Abstract:
The financial development of a country can be an essential mechanism for enlarging people's
preferences in respect of human development, such as a long and healthy life, education, and a
decent standard of living. Despite numerous efforts aimed at fostering economic growth and
financial inclusion in Sri Lanka, this present study offers a perspective on the relationship
between Human Development Index (HDI) and financial development in Sri Lanka over the
period 1990-2023, utilizing the Autoregressive Distributed Lag (ARDL) approach. The ARDL
approach is appropriate to this study due to its flexibility in handling variables with different
orders of integration without requiring all variables to be stationary at the same level.
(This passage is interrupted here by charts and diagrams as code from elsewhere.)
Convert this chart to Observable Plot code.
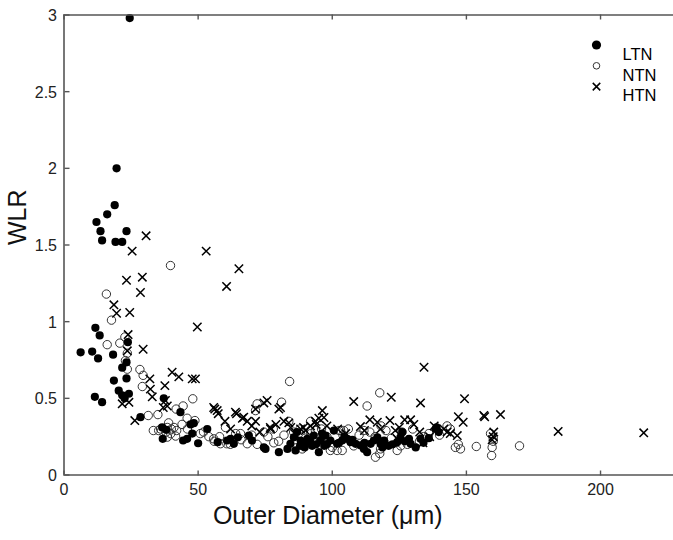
<!DOCTYPE html>
<html>
<head>
<meta charset="utf-8">
<script src="https://cdn.jsdelivr.net/npm/d3@7"></script>
<script src="https://cdn.jsdelivr.net/npm/@observablehq/plot@0.6"></script>
<style>
  html, body { margin: 0; padding: 0; background: #fff; }
  #chart svg { display: block; }
</style>
</head>
<body>
<div id="chart"></div>
<script>
// ---- data: [outer diameter (µm), WLR] ----
const ltn = [
  [24.5,2.98],[19.6,2.0],[18.9,1.76],[16.1,1.70],[12.1,1.65],[13.6,1.59],[14.2,1.53],[19.2,1.52],[21.7,1.52],[23.3,1.59],
  [6.2,0.80],[10.5,0.805],[11.7,0.96],[13.3,0.91],[12.7,0.76],[18.3,0.785],[23.8,0.866],[23.3,0.735],[21.7,0.70],[23.3,0.63],
  [18.6,0.616],[20.4,0.55],[21.7,0.52],[24.2,0.53],[22.6,0.50],[11.5,0.51],[14.2,0.475],[28.5,0.377],
  [37.2,0.50],[36.6,0.31],[38.1,0.295],[36.8,0.236],[43.4,0.41],[44.4,0.225],[45.9,0.236],[47.2,0.33],[48.4,0.338],[47.8,0.27],
  [50.0,0.207],[53.4,0.30],[57.3,0.214],[60.8,0.225],[62.1,0.236],[63.3,0.203],[64.8,0.246],[68.9,0.257],[70.1,0.225],[74.5,0.18],
  [75.1,0.17],[80.1,0.149],[83.3,0.17],[84.4,0.203],[85.7,0.246],[86.9,0.28],[86.3,0.16],[88.2,0.225],[89.7,0.18],[90.7,0.236],
  [91.7,0.225],[92.5,0.19],[93.1,0.257],[95.0,0.149],[95.6,0.225],[96.2,0.27],[97.5,0.257],[99.3,0.225],[100.6,0.29],[101.8,0.203],
  [102.5,0.21],[103.7,0.225],[105.6,0.236],[106.8,0.214],[108.7,0.203],[110.6,0.193],[111.8,0.17],[113.0,0.149],[114.3,0.203],[115.5,0.225],
  [116.8,0.246],[118.0,0.203],[118.7,0.18],[119.3,0.225],[124.2,0.214],[125.4,0.246],[126.1,0.28],[128.6,0.236],[129.2,0.203],[131.1,0.18],
  [132.9,0.236],[138.5,0.30],[139.7,0.28],[138.9,0.31],
  [104.5,0.25],[107.5,0.23],[112,0.21],[121,0.19],[122.5,0.2],[127,0.22],[134,0.21],[136,0.24],[88,0.19],[90,0.2],[94,0.2],[97,0.19],[98,0.2]
];
const ntn = [
  [39.7,1.366],[15.8,1.18],[17.7,1.01],[16.1,0.85],[20.8,0.86],[22.7,0.90],[23.6,0.794],[22.9,0.746],[23.6,0.69],[28.3,0.688],
  [29.5,0.65],[29.2,0.577],[31.4,0.388],[35.0,0.394],[33.3,0.29],[35.3,0.29],[38.5,0.31],[39.8,0.27],[41.0,0.31],[41.6,0.254],
  [38.5,0.247],[41.8,0.43],[44.4,0.45],[48.0,0.497],[45.9,0.37],[48.8,0.355],[50.8,0.27],[55.8,0.236],[58.3,0.204],[60.7,0.204],
  [60.2,0.31],[65.8,0.27],[68.3,0.204],[72.0,0.464],[71.4,0.42],[74.5,0.28],[78.2,0.21],[81.1,0.475],[84.1,0.61],[83.8,0.35],
  [85.6,0.28],[88.8,0.17],[91.9,0.35],[93.7,0.29],[95.6,0.225],[99.3,0.16],[102.5,0.29],[101.8,0.16],[117.7,0.536],[113.0,0.45],
  [103.1,0.29],[104.3,0.29],[103.7,0.16],[116.1,0.116],[117.7,0.14],[124.2,0.16],[125.5,0.19],[145.9,0.18],[147.8,0.17],[153.7,0.186],
  [159.6,0.18],[159.4,0.127],[159.0,0.27],[169.8,0.19],[142.8,0.32],[132.5,0.22],[111.8,0.29],[118.2,0.32],
  [36,0.3],[38,0.28],[40,0.3],[42,0.29],[44,0.33],[46,0.3],[39,0.34],[52,0.28],[54,0.25],[56,0.22],[58,0.25],[62,0.2],[64,0.27],
  [66,0.23],[70,0.26],[72,0.2],[76,0.25],[78,0.3],[80,0.22],[82,0.26],[86,0.23],[88,0.3],[90,0.24],[92,0.27],[96,0.3],[98,0.25],
  [100,0.18],[104,0.26],[106,0.3],[108,0.19],[110,0.26],[114,0.28],[116,0.25],[118,0.17],[120,0.29],[122,0.24],[126,0.28],[128,0.2],
  [130,0.3],[134,0.25],[136,0.27],[140,0.26],[144,0.3],[147,0.2],[160,0.22],[160,0.24]
];
const htn = [
  [25.4,1.46],[30.6,1.56],[53.0,1.46],[65.2,1.345],[23.3,1.27],[29.2,1.29],[28.5,1.19],[60.6,1.23],[18.6,1.11],[19.6,1.055],
  [24.5,1.06],[49.7,0.965],[23.9,0.916],[23.6,0.81],[29.5,0.82],[32.0,0.627],[40.3,0.67],[42.8,0.64],[47.8,0.627],[49.0,0.627],
  [37.6,0.583],[32.2,0.56],[32.9,0.51],[37.8,0.486],[37.0,0.44],[38.5,0.45],[21.7,0.464],[24.2,0.474],[26.4,0.355],[56.2,0.43],
  [57.1,0.42],[57.5,0.40],[64.3,0.40],[66.5,0.37],[68.3,0.35],[71.4,0.35],[75.7,0.486],[74.5,0.47],[80.7,0.44],[76.9,0.31],
  [82.0,0.35],[84.5,0.31],[88.2,0.30],[91.9,0.32],[93.7,0.35],[96.3,0.42],[96.9,0.375],[55.8,0.44],[63.9,0.41],[67.0,0.377],
  [71.4,0.43],[80.1,0.43],[77.0,0.30],[83.8,0.34],[89.3,0.31],[95.0,0.37],[62.1,0.30],[134.2,0.703],[108.0,0.479],[122.0,0.507],
  [132.9,0.47],[149.3,0.497],[147.0,0.38],[148.8,0.344],[156.5,0.388],[156.8,0.38],[162.7,0.394],[160.2,0.28],[159.6,0.23],[146.6,0.257],
  [110.5,0.316],[116.8,0.344],[121.5,0.355],[123.5,0.29],[129.2,0.36],[130.4,0.33],[124.2,0.236],[132.6,0.28],[133.8,0.21],[136.3,0.25],
  [141.6,0.30],[142.8,0.28],[184.2,0.284],[216.1,0.275],
  [60,0.35],[70,0.32],[73,0.28],[79,0.33],[86,0.27],[90,0.29],[94,0.33],[98,0.32],[102,0.3],[105,0.27],[112,0.29],[114,0.36],
  [118,0.3],[125,0.31],[127,0.36],[138,0.32],[144,0.27],[160,0.25]
];
const xTicks = [0, 50, 100, 150, 200];
const yTicks = [0, 0.5, 1, 1.5, 2, 2.5, 3];
const seriesNames = ["LTN", "NTN", "HTN"];
const xLabel = "Outer Diameter (\u03BCm)";
const yLabel = "WLR";

const axisColor = "#555";
const font = "Liberation Sans, Arial, Helvetica, sans-serif";
const noText = () => "";

const legendMarks = [];
const legendStyles = [
  {symbol: "circle", fill: "black", stroke: "none", r: 4.6},
  {symbol: "circle", fill: "none", stroke: "#333", r: 3.3, strokeWidth: 1},
  {symbol: "times", fill: "none", stroke: "black", r: 3.5, strokeWidth: 1.5}
];
seriesNames.forEach((name, i) => {
  legendMarks.push(Plot.dot([name], {frameAnchor: "top-right", dx: -77, dy: 30 + i * 20.8, ...legendStyles[i]}));
  legendMarks.push(Plot.text([name], {frameAnchor: "top-right", dx: -51, dy: 33.5 + i * 20.6, text: d => d,
    textAnchor: "start", fontSize: 16.5, fill: "black"}));
});

const chart = Plot.plot({
  width: 673,
  height: 540,
  marginLeft: 63.5,
  marginRight: 0,
  marginTop: 14.5,
  marginBottom: 65.5,
  style: {fontFamily: font, background: "white", color: "black"},
  x: {domain: [0, 227.2], ticks: xTicks},
  y: {domain: [0, 3], ticks: yTicks},
  marks: [
    Plot.dot(ntn, {x: d => d[0], y: d => d[1], r: 4.2, fill: "none", stroke: "#333", strokeWidth: 1}),
    Plot.dot(ltn, {x: d => d[0], y: d => d[1], r: 4.1, fill: "black"}),
    Plot.dot(htn, {x: d => d[0], y: d => d[1], symbol: "times", r: 3.9, stroke: "black", strokeWidth: 1.5}),
    // frame lines
    Plot.ruleY([0], {stroke: axisColor, strokeWidth: 1.6}),
    Plot.ruleY([3], {stroke: axisColor, strokeWidth: 1.6}),
    Plot.ruleX([0], {stroke: axisColor, strokeWidth: 1.6}),
    // inward ticks
    Plot.axisX(xTicks, {anchor: "top", frameAnchor: "bottom", tickSize: 5, tickFormat: noText, label: null, stroke: axisColor, strokeWidth: 1.4}),
    Plot.axisX(xTicks, {anchor: "bottom", frameAnchor: "top", tickSize: 5, tickFormat: noText, label: null, stroke: axisColor, strokeWidth: 1.4}),
    Plot.axisY(yTicks, {anchor: "right", frameAnchor: "left", tickSize: 5, tickFormat: noText, label: null, stroke: axisColor, strokeWidth: 1.4}),
    // tick labels
    Plot.axisX(xTicks, {anchor: "bottom", tickSize: 0, tickPadding: 9, label: null, fontSize: 16, fill: "#222", tickFormat: d => String(d)}),
    Plot.axisY(yTicks, {anchor: "left", tickSize: 0, tickPadding: 7, label: null, fontSize: 16, fill: "#222", dy: 1, tickFormat: d => String(d)}),
    // axis titles
    Plot.text([xLabel], {frameAnchor: "bottom", dx: -41, dy: 49, text: d => d, fontSize: 25, fill: "#111"}),
    Plot.text([yLabel], {frameAnchor: "left", dx: -46, dy: 0, rotate: -90, text: d => d, fontSize: 25, fill: "#111"}),
    ...legendMarks
  ]
});
document.getElementById("chart").appendChild(chart);
</script>
</body>
</html>
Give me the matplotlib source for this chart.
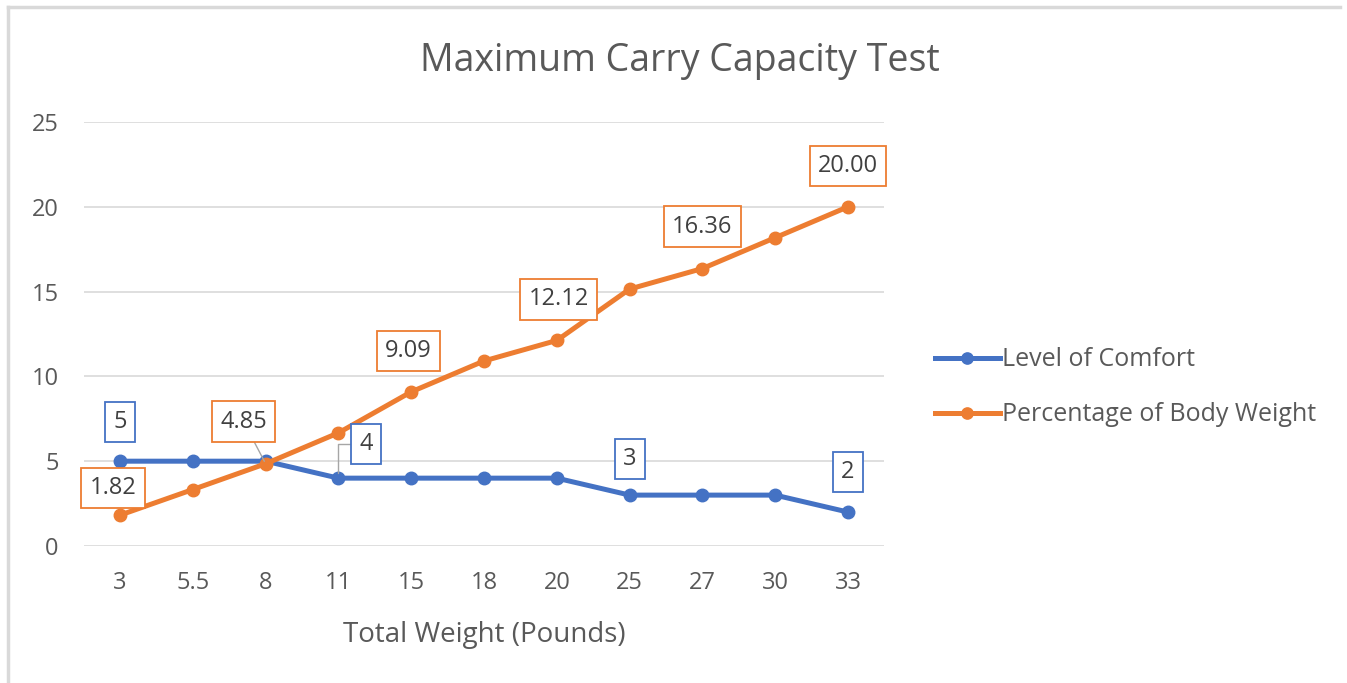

The
research explores both short-run and long-run dynamics to understand the role of human
capital development in shaping the financial sector. The empirical findings confirm the
existence of a long-run equilibrium relationship between HDI and financial development,
suggesting that improvements in human development indicators contribute to financial sector
growth. Furthermore, the study contributes to the broader discourse on the interplay between
human development and financial growth, emphasizing that a well–developed financial sector
in turn facilitates further investment in human capital. The findings also suggest that policy
measures aimed at enhancing education, healthcare and financial literacy by strengthening
regulations can indirectly support financial sector development, creating a more inclusive
economic environment to improve the overall quality of life in Sri Lanka.